My medal rivals are afraid of what I can do at the Olympics: Daniel Wiffen

Daniel Wiffen celebrates breaking the Men’s 800m Freestyle word record and clinching European gold in December 2023

Cathal Dennehy

For Daniel Wiffen, Tuesday nights are all about turns. It’s when the 22-year-old Armagh swimmer makes use of the Kistler system at Loughborough University — a high-tech, high-cost piece of technology which, with 360-degree underwater cameras, helps him to find a fraction of a second.

Come the Paris Olympics, that could make all the difference for Wiffen, who’ll try to win Ireland its first swimming medal for 28 years.

“My (turning) times have improved so much that I’m now faster than everyone else in the field,” he says. “Every Tuesday we go in, check it out and make sure it’s still on the same pathway, chipping away and trying to get it better and better.”

From his head positioning to hand placement to exit and entry angles, everything is analysed, refined, improved. On his biggest training weeks, Wiffen puts in 100km (62miles) a week in the pool and he knows exactly how his times stack up against the world’s best.

“Just off training, I know I can beat them and I think that’s where the confidence comes from,” he says. “You do need to keep a level head.”

The 2023 World Championships taught him that. Wiffen was “pretty confident” he was going to win the 800m or 1,500m but finished fourth in both Finals.

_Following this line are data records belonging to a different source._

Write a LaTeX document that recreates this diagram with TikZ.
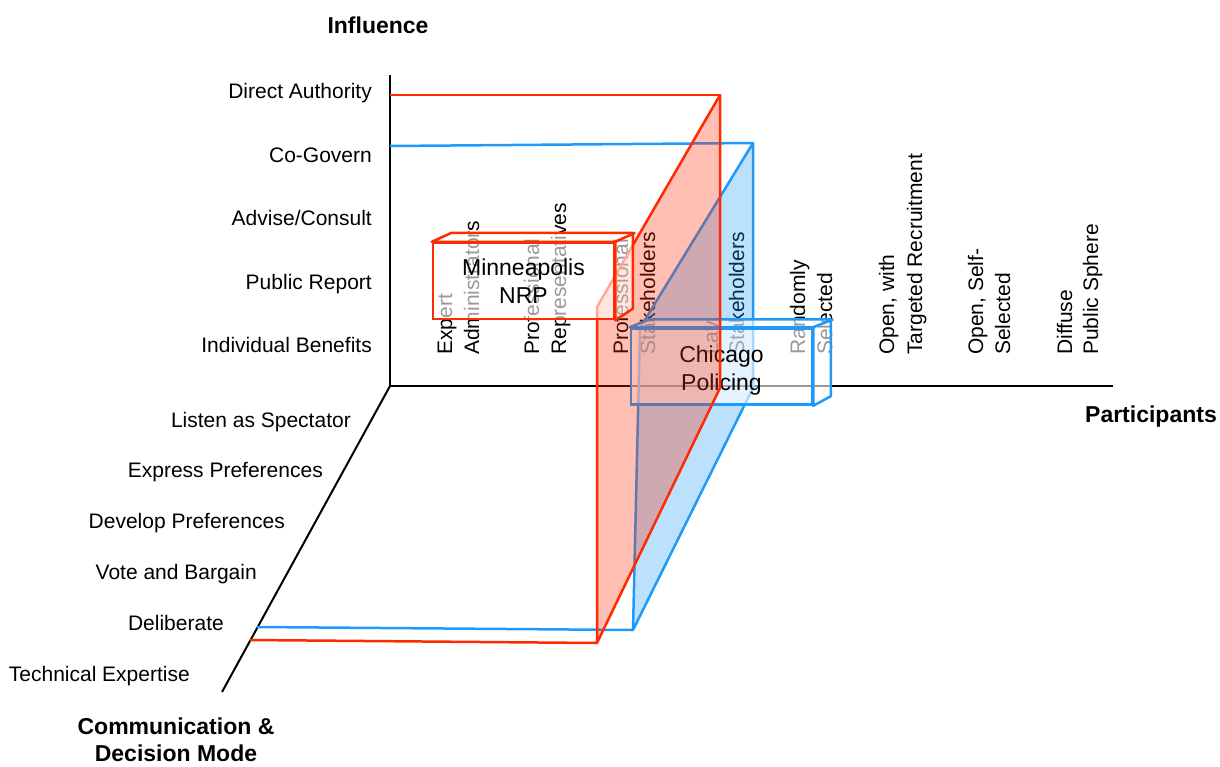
\documentclass[tikz,border=0pt]{standalone}
\usepackage{fontspec}
\setmainfont{Liberation Sans}
\usepackage{tikz}
\usetikzlibrary{positioning}
\definecolor{nrpred}{HTML}{FF2A00}
\definecolor{cpblue}{HTML}{1E9BFA}

\begin{document}
\begin{tikzpicture}[x=1pt,y=-1pt,
  lbl/.style={anchor=base east,inner sep=0pt,font=\fontsize{21}{25}\selectfont},
  collbl/.style={rotate=90,anchor=base west,inner sep=0pt,font=\fontsize{21}{25}\selectfont},
  axtitle/.style={align=center,inner sep=0pt,font=\fontsize{23}{27}\selectfont\bfseries},
  nrpline/.style={nrpred,line width=2.5pt,line join=round},
  cpline/.style={cpblue,line width=2.5pt,line join=round},
  frontbox/.style={fill=white,fill opacity=0.6,line width=2.5pt,minimum width=181pt,minimum height=76pt,inner sep=0pt},
  boxlbl/.style={align=center,inner sep=0pt,font=\fontsize{23}{28.5}\selectfont}]
\useasboundingbox (0,0) rectangle (1220,766);
% axes
\coordinate (o) at (390,386);
\coordinate (itop) at (390,75);
\coordinate (pend) at (1113,386);
\coordinate (cend) at (222,692);
\draw[line width=2pt] (itop) -- (o) -- (pend);
\draw[line width=2pt] (o) -- (cend);
% axis titles
\node[axtitle] (influence) at (378,25) {Influence};
\node[axtitle,anchor=base east] (participants) at (1217,422) {Participants};
\node[axtitle] (commmode) at (176,740) {Communication \&\\Decision Mode};
% influence levels
\node[lbl] (direct) at (372,98) {Direct Authority};
\node[lbl] (cogov) at (372,162) {Co-Govern};
\node[lbl] (advise) at (372,225) {Advise/Consult};
\node[lbl] (report) at (372,289) {Public Report};
\node[lbl] (benefit) at (372,352) {Individual Benefits};
% communication and decision modes
\node[lbl] (listen) at (351,427) {Listen as Spectator};
\node[lbl] (express) at (323,477) {Express Preferences};
\node[lbl] (develop) at (285,528) {Develop Preferences};
\node[lbl] (vote) at (257,579) {Vote and Bargain};
\node[lbl] (delib) at (224,630) {Deliberate};
\node[lbl] (techexp) at (190,681) {Technical Expertise};
% participant selection
\node[collbl] (expA) at (452,355) {Expert};
\node[collbl] (expB) at (479,355) {Administrators};
\node[collbl] (profrepA) at (539,355) {Professional};
\node[collbl] (profrepB) at (566,355) {Representatives};
\node[collbl] (profstkA) at (628,355) {Professional};
\node[collbl] (profstkB) at (655,355) {Stakeholders};
\node[collbl] (layA) at (718,355) {Lay};
\node[collbl] (layB) at (744,355) {Stakeholders};
\node[collbl] (randA) at (805,355) {Randomly};
\node[collbl] (randB) at (832,355) {Selected};
\node[collbl] (targA) at (894,355) {Open, with};
\node[collbl] (targB) at (922,355) {Targeted Recruitment};
\node[collbl] (selfA) at (983,355) {Open, Self-};
\node[collbl] (selfB) at (1010,355) {Selected};
\node[collbl] (diffA) at (1072,355) {Diffuse};
\node[collbl] (diffB) at (1098,355) {Public Sphere};
% Chicago policing plane
\coordinate (cp1) at (753,143);
\coordinate (cp2) at (753,388);
\coordinate (cp3) at (633,630);
\coordinate (cp4) at (640,328);
\fill[cpblue,opacity=0.3] (cp1) -- (cp2) -- (cp3) -- (cp4) -- cycle;
\draw[cpline] (cp4) -- (cp1) -- (cp2) -- (cp3) -- cycle;
\draw[cpline] (390,146) -- (cp1);
\draw[cpline] (cp3) -- (257,627);
% Chicago policing box
\node[frontbox,draw=cpblue] (cp) at (721.5,366.5) {};
\filldraw[cpline,fill=white,fill opacity=0.6] (cp.north west) -- ++(20,-8) -- ++(181,0) -- ++(0,77) -- (cp.south east) -- (cp.north east) -- cycle;
\draw[cpline] (cp.north east) -- ++(20,-8);
\node[boxlbl] (cplbl) at ([yshift=-4pt]cp.center) {Chicago\\Policing};
% Minneapolis NRP plane
\coordinate (nrp1) at (720,95);
\coordinate (nrp2) at (720,388);
\coordinate (nrp3) at (597,643);
\coordinate (nrp4) at (597,307);
\fill[nrpred,opacity=0.3] (nrp1) -- (nrp2) -- (nrp3) -- (nrp4) -- cycle;
\draw[nrpline] (nrp4) -- (nrp1) -- (nrp2) -- (nrp3) -- cycle;
\draw[nrpline] (390,95) -- (nrp1);
\draw[nrpline] (nrp3) -- (250,640);
% Minneapolis NRP box
\node[frontbox,draw=nrpred] (nrp) at (523.5,281) {};
\filldraw[nrpline,fill=white,fill opacity=0.6] (nrp.north west) -- ++(20,-9) -- ++(181,0) -- ++(0,76) -- (nrp.south east) -- (nrp.north east) -- cycle;
\draw[nrpline] (nrp.north east) -- ++(20,-9);
\node[boxlbl] (nrplbl) at (nrp.center) {Minneapolis\\NRP};
\end{tikzpicture}
\end{document}
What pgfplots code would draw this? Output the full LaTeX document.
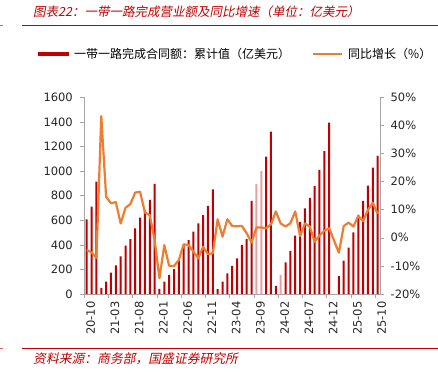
\documentclass[border=0pt]{standalone}
\usepackage{pgfplots}
\pgfplotsset{compat=1.18}
\usepackage{pgfplotstable}
\usepackage{fontspec}
\setmainfont{DejaVu Sans}
\newfontfamily\cjk{Noto Sans CJK SC}
\newfontfamily\cjkit[FakeSlant=0.2]{Noto Sans CJK SC}
\definecolor{barred}{HTML}{C00000}
\definecolor{barlight}{HTML}{E6A0A0}
\definecolor{lineor}{HTML}{ED7D31}
\definecolor{axgray}{HTML}{A6A6A6}
\definecolor{titred}{HTML}{C00000}

% dark bars (index 0 = 2020-10)
\pgfplotstableread{
i val
0 607
1 710
2 914
3 49
4 100
5 174
6 233
7 306
8 393
9 447
10 534
11 621
12 680
13 765
14 895
15 41
16 100
17 155
18 203
19 273
20 400
21 439
22 507
23 575
24 642
25 716
26 852
27 40
28 100
29 168
30 228
31 290
32 399
33 447
34 757
37 1117
38 1321
39 66
41 258
42 350
43 475
44 586
45 697
46 781
47 878
48 1009
49 1163
50 1394
52 146
53 271
54 377
55 502
56 643
57 757
58 881
59 1028
60 1123
}\bardark

% light bars
\pgfplotstableread{
i val
35 893
36 1002
40 155
}\barlight

% year-on-year growth (%)
\pgfplotstableread{
i yoy
0 -4.3
1 -5.2
2 -7.1
3 43.3
4 14.6
5 12.3
6 12.7
7 5.1
8 10.7
9 12.0
10 16.1
11 16.4
12 9.0
13 8.1
14 -0.8
15 -14.4
16 -2.6
17 -10.0
18 -10.0
19 -7.9
20 -2.3
21 -2.6
22 -4.9
23 -7.3
24 -3.2
25 -5.8
26 -5.5
27 6.6
28 0.4
29 6.6
30 4.2
31 4.1
32 4.2
33 1.6
34 -1.7
35 3.7
36 3.7
37 3.4
38 4.8
39 9.4
40 5.1
41 4.0
42 5.2
43 9.4
44 0.6
45 5.1
46 4.0
47 -1.4
48 0.8
49 2.5
50 3.4
52 -5.3
53 4.2
54 5.4
55 4.0
56 7.8
57 6.0
58 9.9
59 12.5
60 8.5
}\yoydata

\begin{document}
\begin{tikzpicture}
\path[use as bounding box] (0,0) rectangle (438pt,373pt);

\pgfplotsset{
  common/.style={
    at={(84.3pt,79pt)}, anchor=south west,
    scale only axis, width=295.8pt, height=196.7pt,
    xmin=-0.5, xmax=60.5,
    tick align=outside,
    major tick length=4pt, minor tick length=4pt,
    tick style={axgray, line width=0.6pt},
    axis line style={draw=axgray, line width=0.8pt, -},
    tick label style={font=\fontsize{11.5}{12}\selectfont, text=black!85},
    /pgf/number format/assume math mode=true,
  }
}

\begin{axis}[common,
  ymin=0, ymax=1600, ytick={0,200,...,1600},
  axis x line*=bottom, axis y line*=left,
  xtick={0,5,...,60},
  xticklabels={20-10,21-03,21-08,22-01,22-06,22-11,23-04,23-09,24-02,24-07,24-12,25-05,25-10},
  major x tick style={draw=none},
  minor xtick={-0.5,4.5,...,60.5},
  x tick label style={rotate=90, anchor=east},
  yticklabel style={xshift=-4pt},
  xticklabel style={yshift=-4pt},
  /pgf/number format/1000 sep={},
]
\addplot[ybar, bar width=2pt, bar shift=0pt, fill=barred, draw=none] table[x=i,y=val]{\bardark};
\addplot[ybar, bar width=2pt, bar shift=0pt, fill=barlight, draw=none] table[x=i,y=val]{\barlight};
\end{axis}

\begin{axis}[common,
  ymin=-20, ymax=50, ytick={-20,-10,...,50},
  axis x line=none, axis y line*=right,
  yticklabel={\pgfmathprintnumber{\tick}\%},
  yticklabel style={xshift=3pt},
]
\addplot[lineor, line width=2.2pt, line join=round] table[x=i,y=yoy]{\yoydata};
\end{axis}

% title and rules
\node[anchor=west, inner sep=0pt, text=titred] at (33pt,361pt)
  {\cjkit\fontsize{12.5}{14}\selectfont 图表22：一带一路完成营业额及同比增速（单位：亿美元）};
\draw[titred, line width=0.9pt] (21.7pt,348pt) -- (438pt,348pt);
\draw[titred!60, line width=0.9pt] (0pt,348pt) -- (3pt,348pt);

% legend
\fill[barred] (38pt,316.8pt) rectangle (69pt,321.3pt);
\node[anchor=west, inner sep=0pt] at (74pt,319pt)
  {\cjk\fontsize{12}{14}\selectfont 一带一路完成合同额：累计值（亿美元）};
\draw[lineor, line width=2.2pt] (313pt,319pt) -- (342pt,319pt);
\node[anchor=west, inner sep=0pt] at (348pt,319pt)
  {\cjk\fontsize{12}{14}\selectfont 同比增长（\%）};

% footer
\draw[titred, line width=0.9pt] (21.7pt,24.7pt) -- (438pt,24.7pt);
\draw[titred!60, line width=0.9pt] (0pt,24.7pt) -- (3pt,24.7pt);
\node[anchor=west, inner sep=0pt, text=titred] at (33pt,14.7pt)
  {\cjkit\fontsize{12.8}{14}\selectfont 资料来源：商务部，国盛证券研究所};
\end{tikzpicture}
\end{document}
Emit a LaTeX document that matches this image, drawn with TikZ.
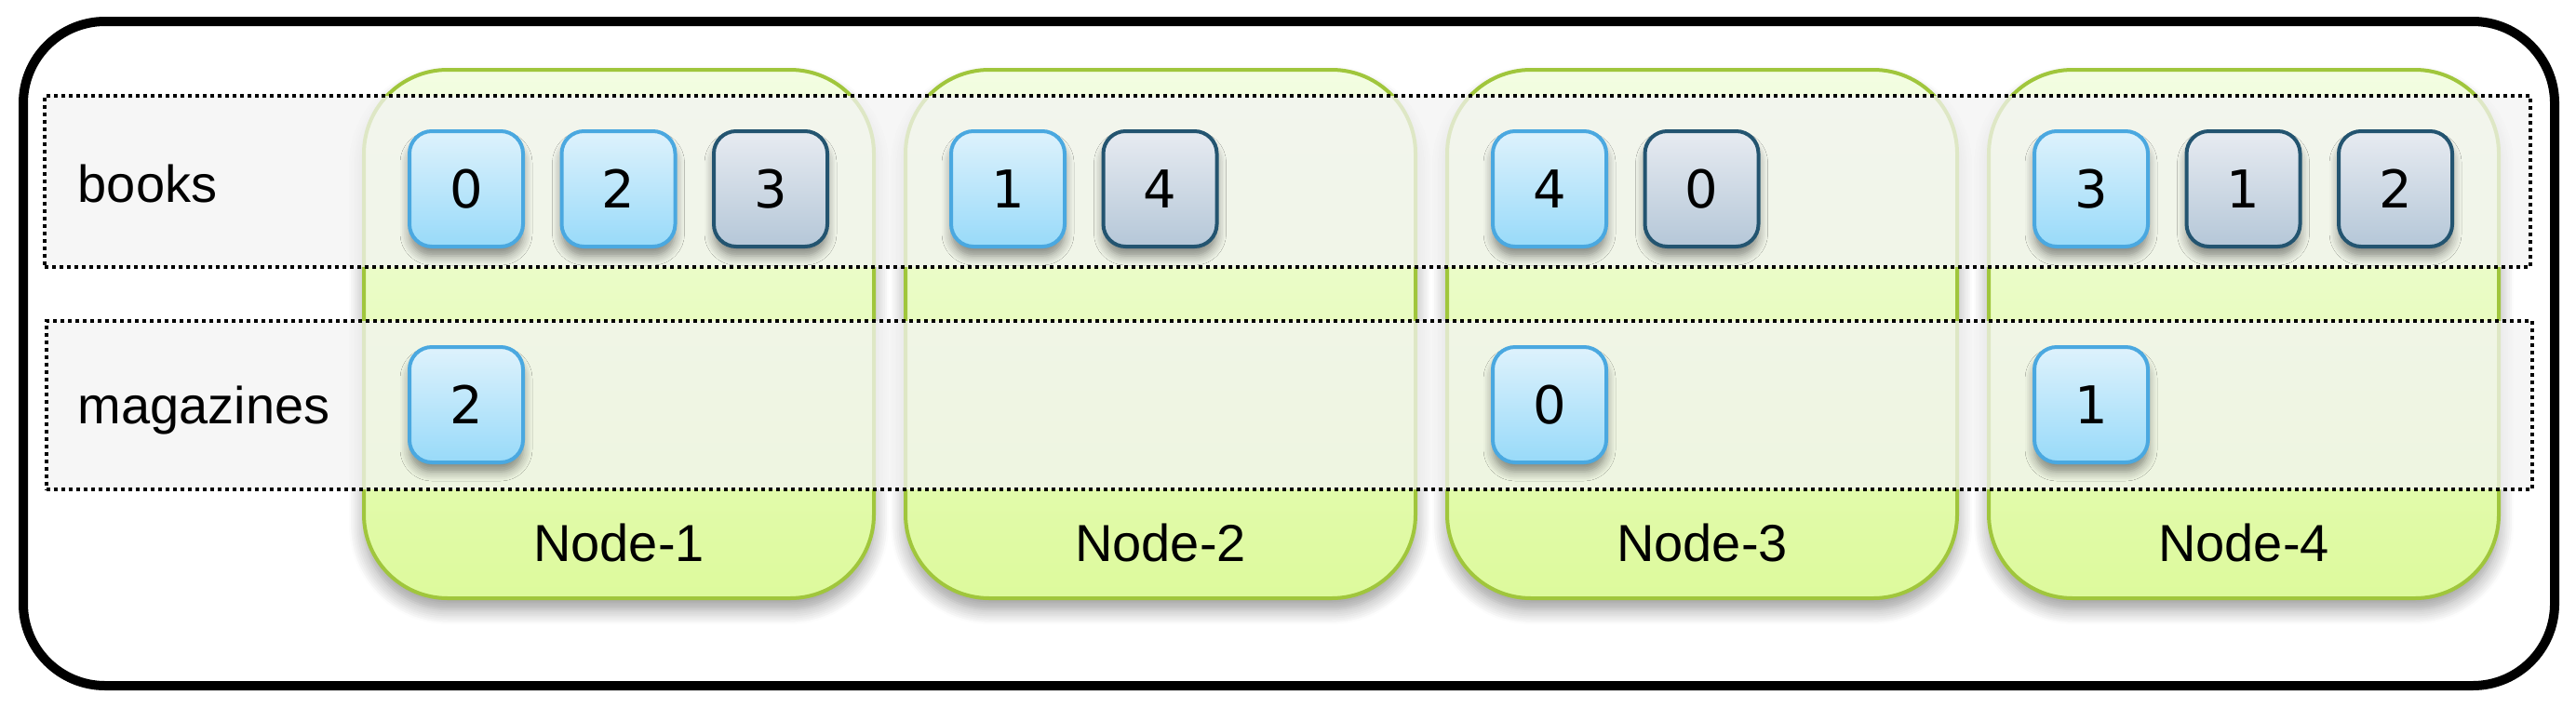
\documentclass[tikz,border=0pt]{standalone}
\usepackage{fontspec}
\setmainfont{Liberation Sans}
\newfontfamily\digitfont{DejaVu Sans}
\usetikzlibrary{shadows.blur}
\definecolor{grnline}{RGB}{160,198,60}
\definecolor{grntop}{RGB}{243,253,226}
\definecolor{grnbot}{RGB}{221,250,156}
\definecolor{bluline}{RGB}{74,168,224}
\definecolor{blutop}{RGB}{222,242,252}
\definecolor{blubot}{RGB}{152,218,249}
\definecolor{drkline}{RGB}{35,84,112}
\definecolor{drktop}{RGB}{231,235,241}
\definecolor{drkbot}{RGB}{181,199,216}
\definecolor{rowgray}{RGB}{243,243,243}
\begin{document}
\begin{tikzpicture}[x=0.25pt,y=-0.25pt,
  nodebox/.style={rectangle, rounded corners=22.5pt, minimum width=137pt, minimum height=142pt,
    inner sep=0pt, draw=grnline, line width=1pt, top color=grntop, bottom color=grnbot,
    blur shadow={shadow xshift=0pt, shadow yshift=-3pt, shadow blur steps=8, shadow opacity=40, shadow blur radius=4pt}},
  rowbox/.style={rectangle, inner sep=0pt, fill=rowgray, fill opacity=0.75, draw=black,
    line width=0.95pt, dash pattern=on 0.95pt off 1.05pt},
  cell/.style={rectangle, rounded corners=6pt, minimum width=30.5pt, minimum height=31pt,
    inner sep=0pt, line width=1pt, font=\digitfont\fontsize{14}{16}\selectfont,
    blur shadow={shadow xshift=0pt, shadow yshift=-2.5pt, shadow blur steps=6, shadow opacity=45, shadow blur radius=2.5pt}},
  pcell/.style={cell, draw=bluline, top color=blutop, bottom color=blubot},
  rcell/.style={cell, draw=drkline, top color=drktop, bottom color=drkbot},
  lbl/.style={inner sep=0pt, font=\fontsize{14}{17}\selectfont}
]
\useasboundingbox (0,0) rectangle (2768,760);
\draw[line width=2.5pt, rounded corners=22pt] (25,23) rectangle (2745,737);

% cluster nodes
\node[nodebox] (n1) at (665,359) {};
\node[nodebox] (n2) at (1247,359) {};
\node[nodebox] (n3) at (1829,359) {};
\node[nodebox] (n4) at (2411,359) {};

% index rows
\node[rowbox, minimum width=667.75pt, minimum height=46pt] (rbooks) at (1383.5,195) {};
\node[rowbox, minimum width=667.75pt, minimum height=45.25pt] (rmags) at (1385.5,435.5) {};

% row labels
\node[lbl, anchor=base west] (tbooks) at (83,217) {books};
\node[lbl, anchor=base west] (tmags) at (83,455) {magazines};

% node labels
\node[lbl, anchor=base] (l1) at (665,603) {Node-1};
\node[lbl, anchor=base] (l2) at (1247,603) {Node-2};
\node[lbl, anchor=base] (l3) at (1829,603) {Node-3};
\node[lbl, anchor=base] (l4) at (2411,603) {Node-4};

% books shards
\node[pcell] (b10) at (501,203) {0};
\node[pcell] (b12) at (664.5,203) {2};
\node[rcell] (b13) at (828,203) {3};
\node[pcell] (b21) at (1083,203) {1};
\node[rcell] (b24) at (1246.5,203) {4};
\node[pcell] (b34) at (1665,203) {4};
\node[rcell] (b30) at (1828.5,203) {0};
\node[pcell] (b43) at (2247,203) {3};
\node[rcell] (b41) at (2410.5,203) {1};
\node[rcell] (b42) at (2574,203) {2};

% magazines shards
\node[pcell] (m12) at (501,435) {2};
\node[pcell] (m30) at (1665,435) {0};
\node[pcell] (m41) at (2247,435) {1};
\end{tikzpicture}
\end{document}
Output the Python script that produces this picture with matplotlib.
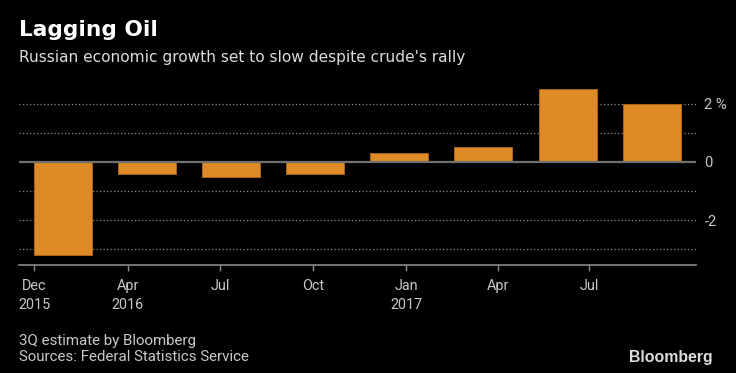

“That changed something in me that it really made me more determined this season that I need to keep to myself, keep my head down and really go for it. Just stay quietly confident.”

Swim Ireland’s Performance Director Jon Rudd says Wiffen has “exceptional self-belief, one of the highest levels I’ve ever seen” but that it doesn’t “cross over into arrogance or conceit”.

Wiffen carried that into the European Short Course Championships in December 2023, winning gold in the 400m, 800m and 1,500m and setting a world record over 800m. What made that performance all the more remarkable was Wiffen felt ill the night before and spent hours vomiting.

“I knew I was going to swim the race, even if I was still throwing up. I wasn’t going to quit after winning two golds, and not round it out with a third,” he says.

Heading into an Olympic year, it made him a marked man.

“I’d say my rate of improvement is pretty scary for my opposition,” he says. “They’re probably looking at me thinking, ‘This guy drops time every time he swims’, which I find is quite an advantage because maybe it makes this fear factor of, ‘What’s he going to do next?’

“I’m just building off it. We always take something new to change every season and this season we’re doing the same. It’s like a little one per cent change and that one per cent turns into 15 seconds.”

In Doha in February, Wiffen will get a great gauge of his Olympic medal chances as he races the 400m, 800m and 1,500m at the World Championships. Reigning Olympic champion Bobby Finke will be missing, but other than him all the big rivals will be there.

“I like to think I’m a medal contender (in all three events). I wouldn’t do it for fun. We are preparing for it as a test Olympics. It’s the same schedule, the same amount of days. Hopefully it goes perfectly but if something goes wrong, I will have six months to fix it until the Olympics,” he adds.